By DAVID DUPONT
BG Independent News
Mr. Potato Head has had a storied career.
The pop culture icon has been a beloved toy, a movie star, a “Spokes-spud” for physical fitness and the Great American Smokeout. He’s encouraged consumers to buy Burger King fries and citizens to vote.
Now, Mr. Potato Head and his wife, Mrs. Potato Head, have become Bowling Green State University Falcons.
Thanks to a donation by Matthew Wilson, of Michigan, a collection Mr. and Mrs. Potato Head toys have taken up residence in the Popular Culture Library on campus.
In February, Nancy Down, head of the Popular Culture Library, and Alissa Butler, a doctoral student in American Culture Studies, gave a talk at the Women’s Center on campus to discuss the history of Mr. and Mrs. Potato Head and their roles in popular culture.
Mr. Potato Head was born, the brainchild of inventor George Lerner, fully formed with bushy mustache in 1952. “Mr. Potato Head is the best friend a boy or girl could have,” the original ads promised, Down said. Mr. Potato Head was the first toy advertised on television. His wife arrived a year later followed by offspring, Spud and Yam. At first they were sold as disembodied features, noses, eyes, mustaches, hair, and shoes. Kids had to supply their own potatoes or other vegetable of their choice. The plastic body was introduced in 1964.
The spud couple were epitomes of 1950s consumer culture. They had two cars – his with a boat trailer, hers with a shopping cart. They had a boat and a plane. They even had a train. “How many couples in the ‘50s had their own locomotive?” Down wondered.
They stuck to the established gender roles. Mrs. Potato Head was her husband’s dutiful helpmate. She had her ever present purse, and fancy hat. He had a jack hammer, she had a feather duster.
Though the accessories and detachable parts were interchangeable, the packaging was color coded to make clear which gender the toys were intended for, Down said.
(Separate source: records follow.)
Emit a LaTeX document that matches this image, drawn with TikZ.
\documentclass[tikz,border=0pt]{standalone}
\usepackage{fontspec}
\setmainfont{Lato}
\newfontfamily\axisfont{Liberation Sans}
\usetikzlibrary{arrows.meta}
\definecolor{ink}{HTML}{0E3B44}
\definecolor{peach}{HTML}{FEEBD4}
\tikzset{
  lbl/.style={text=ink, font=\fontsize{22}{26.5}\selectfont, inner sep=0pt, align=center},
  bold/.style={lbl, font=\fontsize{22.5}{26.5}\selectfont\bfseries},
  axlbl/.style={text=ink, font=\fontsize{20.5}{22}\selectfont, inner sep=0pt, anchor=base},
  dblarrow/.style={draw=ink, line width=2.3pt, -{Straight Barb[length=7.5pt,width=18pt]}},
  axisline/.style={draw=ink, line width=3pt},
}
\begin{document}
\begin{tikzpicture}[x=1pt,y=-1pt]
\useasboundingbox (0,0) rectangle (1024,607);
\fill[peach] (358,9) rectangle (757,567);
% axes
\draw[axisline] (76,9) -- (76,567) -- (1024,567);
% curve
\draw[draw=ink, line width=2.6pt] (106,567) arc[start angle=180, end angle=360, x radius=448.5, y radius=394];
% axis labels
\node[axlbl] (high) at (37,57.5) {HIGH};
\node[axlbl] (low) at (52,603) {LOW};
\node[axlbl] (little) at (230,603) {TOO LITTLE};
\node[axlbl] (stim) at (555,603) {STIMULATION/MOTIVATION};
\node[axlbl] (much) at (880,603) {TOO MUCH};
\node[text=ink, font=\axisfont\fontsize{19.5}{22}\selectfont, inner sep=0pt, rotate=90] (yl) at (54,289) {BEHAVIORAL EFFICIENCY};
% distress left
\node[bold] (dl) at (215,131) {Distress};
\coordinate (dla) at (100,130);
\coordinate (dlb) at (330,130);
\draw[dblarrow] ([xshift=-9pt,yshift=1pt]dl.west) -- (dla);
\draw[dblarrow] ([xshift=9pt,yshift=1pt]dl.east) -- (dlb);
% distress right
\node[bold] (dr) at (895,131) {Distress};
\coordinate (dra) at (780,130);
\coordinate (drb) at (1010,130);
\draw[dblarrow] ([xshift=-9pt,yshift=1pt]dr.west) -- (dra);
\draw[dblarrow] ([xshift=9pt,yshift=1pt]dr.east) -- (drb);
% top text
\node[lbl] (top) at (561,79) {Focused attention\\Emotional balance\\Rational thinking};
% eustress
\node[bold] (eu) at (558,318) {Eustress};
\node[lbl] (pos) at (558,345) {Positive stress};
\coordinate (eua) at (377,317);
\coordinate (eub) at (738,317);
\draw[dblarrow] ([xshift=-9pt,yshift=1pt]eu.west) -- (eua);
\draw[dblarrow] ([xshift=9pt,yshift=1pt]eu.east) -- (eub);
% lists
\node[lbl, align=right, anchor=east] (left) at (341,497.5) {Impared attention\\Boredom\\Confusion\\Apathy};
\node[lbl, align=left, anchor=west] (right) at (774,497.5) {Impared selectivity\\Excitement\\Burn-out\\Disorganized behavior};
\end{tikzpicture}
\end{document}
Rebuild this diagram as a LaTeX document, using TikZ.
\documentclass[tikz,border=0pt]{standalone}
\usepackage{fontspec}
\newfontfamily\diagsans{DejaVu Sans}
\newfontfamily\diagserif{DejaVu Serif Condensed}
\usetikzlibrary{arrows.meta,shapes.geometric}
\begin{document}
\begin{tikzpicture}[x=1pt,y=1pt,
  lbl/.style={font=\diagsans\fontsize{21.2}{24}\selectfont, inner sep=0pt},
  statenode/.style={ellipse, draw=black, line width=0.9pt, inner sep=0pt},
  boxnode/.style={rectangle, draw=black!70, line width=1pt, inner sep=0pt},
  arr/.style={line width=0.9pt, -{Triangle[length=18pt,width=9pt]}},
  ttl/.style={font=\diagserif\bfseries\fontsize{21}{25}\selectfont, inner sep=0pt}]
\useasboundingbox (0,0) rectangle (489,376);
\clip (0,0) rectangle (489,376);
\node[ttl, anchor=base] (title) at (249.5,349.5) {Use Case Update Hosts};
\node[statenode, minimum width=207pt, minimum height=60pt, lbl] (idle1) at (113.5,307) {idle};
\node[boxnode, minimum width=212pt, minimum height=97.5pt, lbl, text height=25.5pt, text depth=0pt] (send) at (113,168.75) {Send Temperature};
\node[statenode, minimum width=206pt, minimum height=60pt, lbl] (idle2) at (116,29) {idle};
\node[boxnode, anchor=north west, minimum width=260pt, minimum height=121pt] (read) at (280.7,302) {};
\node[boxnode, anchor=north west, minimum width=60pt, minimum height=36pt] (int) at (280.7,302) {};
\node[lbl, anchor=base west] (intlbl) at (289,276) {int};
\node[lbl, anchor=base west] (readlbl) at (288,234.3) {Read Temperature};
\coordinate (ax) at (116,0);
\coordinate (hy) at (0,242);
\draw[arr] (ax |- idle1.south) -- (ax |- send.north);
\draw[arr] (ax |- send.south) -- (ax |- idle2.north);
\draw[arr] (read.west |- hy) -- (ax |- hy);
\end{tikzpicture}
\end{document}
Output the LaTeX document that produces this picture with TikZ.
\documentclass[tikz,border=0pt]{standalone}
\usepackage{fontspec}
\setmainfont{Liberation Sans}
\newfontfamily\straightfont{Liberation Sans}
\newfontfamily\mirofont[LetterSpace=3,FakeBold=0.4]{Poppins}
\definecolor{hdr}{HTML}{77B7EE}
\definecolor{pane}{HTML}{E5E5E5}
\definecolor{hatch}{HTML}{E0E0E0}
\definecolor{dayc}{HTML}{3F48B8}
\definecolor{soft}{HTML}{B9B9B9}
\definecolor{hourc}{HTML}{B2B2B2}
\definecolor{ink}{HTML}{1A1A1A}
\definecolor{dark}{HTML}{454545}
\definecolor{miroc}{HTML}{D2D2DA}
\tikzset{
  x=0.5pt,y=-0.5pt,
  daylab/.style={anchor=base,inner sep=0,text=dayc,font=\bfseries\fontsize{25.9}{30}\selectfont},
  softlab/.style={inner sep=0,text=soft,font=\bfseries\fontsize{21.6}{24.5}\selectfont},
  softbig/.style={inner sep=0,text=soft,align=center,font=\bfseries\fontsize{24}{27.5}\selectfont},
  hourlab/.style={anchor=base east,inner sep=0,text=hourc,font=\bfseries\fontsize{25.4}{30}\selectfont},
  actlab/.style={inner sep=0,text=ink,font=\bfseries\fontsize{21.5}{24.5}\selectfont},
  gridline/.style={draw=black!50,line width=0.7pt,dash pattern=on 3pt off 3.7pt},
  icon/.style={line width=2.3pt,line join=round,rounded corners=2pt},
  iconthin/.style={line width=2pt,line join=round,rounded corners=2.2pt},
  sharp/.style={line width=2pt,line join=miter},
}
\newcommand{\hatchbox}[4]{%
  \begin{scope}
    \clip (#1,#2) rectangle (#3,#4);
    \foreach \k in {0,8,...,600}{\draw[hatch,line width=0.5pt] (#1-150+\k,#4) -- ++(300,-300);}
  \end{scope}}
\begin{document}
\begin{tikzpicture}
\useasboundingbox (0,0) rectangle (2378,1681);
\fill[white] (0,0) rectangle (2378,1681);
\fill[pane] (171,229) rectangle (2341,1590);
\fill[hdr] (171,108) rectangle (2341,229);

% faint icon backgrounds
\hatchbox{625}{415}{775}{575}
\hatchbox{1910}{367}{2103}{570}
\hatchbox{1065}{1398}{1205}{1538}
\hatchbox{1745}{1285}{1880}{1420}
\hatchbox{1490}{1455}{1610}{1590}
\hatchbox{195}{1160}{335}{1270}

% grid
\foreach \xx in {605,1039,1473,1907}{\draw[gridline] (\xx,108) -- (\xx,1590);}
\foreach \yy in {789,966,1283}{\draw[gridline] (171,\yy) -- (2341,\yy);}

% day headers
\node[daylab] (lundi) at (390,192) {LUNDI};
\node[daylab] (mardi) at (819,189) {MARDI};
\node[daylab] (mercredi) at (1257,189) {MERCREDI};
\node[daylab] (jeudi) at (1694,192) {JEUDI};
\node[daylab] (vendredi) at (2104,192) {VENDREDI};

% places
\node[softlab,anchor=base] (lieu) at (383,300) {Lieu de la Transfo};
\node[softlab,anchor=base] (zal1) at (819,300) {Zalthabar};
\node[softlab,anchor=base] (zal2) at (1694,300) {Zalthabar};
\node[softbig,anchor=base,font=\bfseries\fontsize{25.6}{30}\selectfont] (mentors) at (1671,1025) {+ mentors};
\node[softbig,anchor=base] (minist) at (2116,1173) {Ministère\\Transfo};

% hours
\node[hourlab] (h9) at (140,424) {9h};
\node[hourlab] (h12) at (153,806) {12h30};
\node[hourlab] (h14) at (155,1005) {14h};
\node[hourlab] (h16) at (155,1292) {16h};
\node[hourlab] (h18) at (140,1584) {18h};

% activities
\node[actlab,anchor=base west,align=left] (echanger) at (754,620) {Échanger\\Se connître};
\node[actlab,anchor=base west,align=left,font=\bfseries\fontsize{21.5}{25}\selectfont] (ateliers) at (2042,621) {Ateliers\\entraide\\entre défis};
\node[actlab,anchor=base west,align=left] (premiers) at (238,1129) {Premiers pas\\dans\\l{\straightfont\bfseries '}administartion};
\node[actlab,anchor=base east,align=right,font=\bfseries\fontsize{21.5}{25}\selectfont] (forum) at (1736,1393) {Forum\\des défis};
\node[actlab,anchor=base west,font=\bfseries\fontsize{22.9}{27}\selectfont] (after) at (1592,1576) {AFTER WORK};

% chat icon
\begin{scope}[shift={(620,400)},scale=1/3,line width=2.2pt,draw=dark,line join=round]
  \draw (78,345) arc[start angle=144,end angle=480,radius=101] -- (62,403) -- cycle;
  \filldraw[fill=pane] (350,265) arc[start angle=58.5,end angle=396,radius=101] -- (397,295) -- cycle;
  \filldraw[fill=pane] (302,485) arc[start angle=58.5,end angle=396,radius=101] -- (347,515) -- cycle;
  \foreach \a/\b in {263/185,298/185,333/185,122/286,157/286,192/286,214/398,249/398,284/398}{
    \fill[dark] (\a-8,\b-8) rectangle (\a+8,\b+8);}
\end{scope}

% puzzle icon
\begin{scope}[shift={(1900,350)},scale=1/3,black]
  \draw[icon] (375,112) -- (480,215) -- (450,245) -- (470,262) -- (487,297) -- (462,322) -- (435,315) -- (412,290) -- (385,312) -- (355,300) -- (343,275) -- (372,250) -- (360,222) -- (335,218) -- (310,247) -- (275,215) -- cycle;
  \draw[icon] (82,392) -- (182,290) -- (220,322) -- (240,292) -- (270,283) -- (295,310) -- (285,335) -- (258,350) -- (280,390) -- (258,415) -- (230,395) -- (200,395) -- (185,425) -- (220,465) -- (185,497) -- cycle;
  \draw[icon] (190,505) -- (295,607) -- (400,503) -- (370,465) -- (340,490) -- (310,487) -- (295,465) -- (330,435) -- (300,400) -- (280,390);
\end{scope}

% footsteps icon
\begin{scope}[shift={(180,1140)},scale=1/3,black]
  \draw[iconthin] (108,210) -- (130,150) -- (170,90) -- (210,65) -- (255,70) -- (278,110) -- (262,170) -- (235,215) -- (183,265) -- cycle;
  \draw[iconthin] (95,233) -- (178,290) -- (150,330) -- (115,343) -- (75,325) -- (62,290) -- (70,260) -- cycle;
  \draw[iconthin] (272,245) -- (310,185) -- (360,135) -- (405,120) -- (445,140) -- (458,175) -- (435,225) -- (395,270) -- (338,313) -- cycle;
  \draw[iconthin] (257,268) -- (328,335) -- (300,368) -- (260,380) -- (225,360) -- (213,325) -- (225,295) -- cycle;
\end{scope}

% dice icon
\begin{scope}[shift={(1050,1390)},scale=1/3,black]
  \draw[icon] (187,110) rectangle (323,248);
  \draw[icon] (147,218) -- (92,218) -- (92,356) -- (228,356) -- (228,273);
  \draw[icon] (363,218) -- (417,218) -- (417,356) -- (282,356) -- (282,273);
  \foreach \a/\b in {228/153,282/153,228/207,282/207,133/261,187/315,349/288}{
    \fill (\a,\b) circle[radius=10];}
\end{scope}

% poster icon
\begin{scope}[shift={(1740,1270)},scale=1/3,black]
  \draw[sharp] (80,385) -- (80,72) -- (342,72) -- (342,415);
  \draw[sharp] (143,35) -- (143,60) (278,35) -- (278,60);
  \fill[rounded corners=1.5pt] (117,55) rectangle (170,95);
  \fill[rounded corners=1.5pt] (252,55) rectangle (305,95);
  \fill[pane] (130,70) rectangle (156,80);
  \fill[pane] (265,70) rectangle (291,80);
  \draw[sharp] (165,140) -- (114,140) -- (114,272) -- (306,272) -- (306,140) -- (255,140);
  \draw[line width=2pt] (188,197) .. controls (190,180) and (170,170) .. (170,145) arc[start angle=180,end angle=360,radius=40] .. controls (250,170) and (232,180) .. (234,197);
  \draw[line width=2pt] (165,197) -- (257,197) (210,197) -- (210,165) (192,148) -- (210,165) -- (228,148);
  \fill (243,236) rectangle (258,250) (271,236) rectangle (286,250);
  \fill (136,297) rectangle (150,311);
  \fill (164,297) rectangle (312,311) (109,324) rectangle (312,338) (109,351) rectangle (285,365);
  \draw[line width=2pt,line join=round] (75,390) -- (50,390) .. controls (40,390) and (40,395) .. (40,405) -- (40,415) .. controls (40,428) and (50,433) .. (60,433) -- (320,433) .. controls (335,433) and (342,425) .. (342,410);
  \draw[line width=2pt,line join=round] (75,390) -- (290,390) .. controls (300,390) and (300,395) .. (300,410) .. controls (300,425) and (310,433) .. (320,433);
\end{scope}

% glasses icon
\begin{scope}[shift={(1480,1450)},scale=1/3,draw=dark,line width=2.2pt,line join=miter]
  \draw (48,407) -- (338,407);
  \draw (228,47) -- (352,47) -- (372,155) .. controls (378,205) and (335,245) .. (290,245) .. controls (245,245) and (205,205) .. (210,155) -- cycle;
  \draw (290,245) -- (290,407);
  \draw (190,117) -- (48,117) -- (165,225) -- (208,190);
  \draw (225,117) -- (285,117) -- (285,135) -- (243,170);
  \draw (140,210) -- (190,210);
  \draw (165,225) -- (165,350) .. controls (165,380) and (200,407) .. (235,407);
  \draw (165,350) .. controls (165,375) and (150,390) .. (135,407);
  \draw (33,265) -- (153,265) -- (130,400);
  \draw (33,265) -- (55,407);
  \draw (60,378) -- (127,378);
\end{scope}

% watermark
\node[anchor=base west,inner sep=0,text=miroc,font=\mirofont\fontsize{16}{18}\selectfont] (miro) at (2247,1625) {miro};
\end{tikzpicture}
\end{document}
Only Mr. Potato Head was inducted into the Toy Hall of Fame in 2000, the third class of inductees. Given her character, though, his wife surely would have been proud of him, but would have cautioned him not to let it go to his head.
By then the Potato Heads had emerged from the toy chest. He ditched his pipe for the Great American Smokeout. Urged people not to be couch potatoes for the Presidential Council for Physical Fitness and promoted the importance of voting to kids in a campaign sponsored by the League of Women Voters and Wal-Mart. He also appeared in political ads in the 1988 campaign after vice presidential candidate Dan Quayle famously misspelled “potato.”
The Potato Heads landed a television show, but their most famous screen time came in the “Toy Story” movies.
Mr. Potato Head, voiced by Don Rickles, played a major role in the first movie. He was, explained Butler, a fully formed, if static character.
He was the “surly, sarcastic” member of the gang in Andy’s room (and the only licensed product), quick with a cutting remark, and always expecting the worst.
Butler said that while not completely free of problems, the Pixar movies had a more enlightened view of gender roles than typical of those made by parent company Disney. Bo Peep, while Woody’s love interest, did stand up for herself, and was willing to call out Woody when he was wrong. And, as someone in the audience noted, she had a job tending her flock of sheep.
Mrs. Potato Head is introduced in the final scene of the first movie as a Christmas gift for Andy’s sister – not Andy, Butler noted – much to Mr. Potato Head’s delight.
In the next two movies she plays a larger role, but always remains subservient to Mr. Potato Head. She’s either scolding him or fussing over him. When he heads off on a rescue mission, she chides him to remember his “angry eyes.”
This is played up by casting Estelle Harris, an actress who often played nagging wives on TV, as her voice.
Butler noted in the third movie, Mrs. Potato Head confronts the bad guy Lotso. “She finally has this moment of agency, stands up for herself, stands up for her people.” But she asserts her value through consumerism. “I come with 30 accessories. I deserve respect.”
Then Lotso snatches away her lips, to which her husband responds, only he can take his wife’s lips away. This exchange is disappointing, Butler said. A woman speaks up, is silenced, and the only objection is another man asserting it is his place to silence her.
Butler said this contrasts with the treatment of other female characters. Barbie, she said, whom a viewer would expect to be an exemplar of traditional gender roles, plays an active part in helping the toys escape from Lotso’s clutches. She uses guile to meet up with former boyfriend Ken (“they were literally made for each other”) and then muscle to overpower him.
“While the ‘Toy Story’ movies have several, strong independent women characters,” Butler concluded,”Mrs. Potato Head is not one of them.”
Still she and her husband are “shown to have a healthy, positive relationship,” Butler said. A running gag is that a wall will fall down to reveal the couple kissing.
Butler said she’s interested in seeing how the Potato Heads fare in the forthcoming “Toy Story 4.”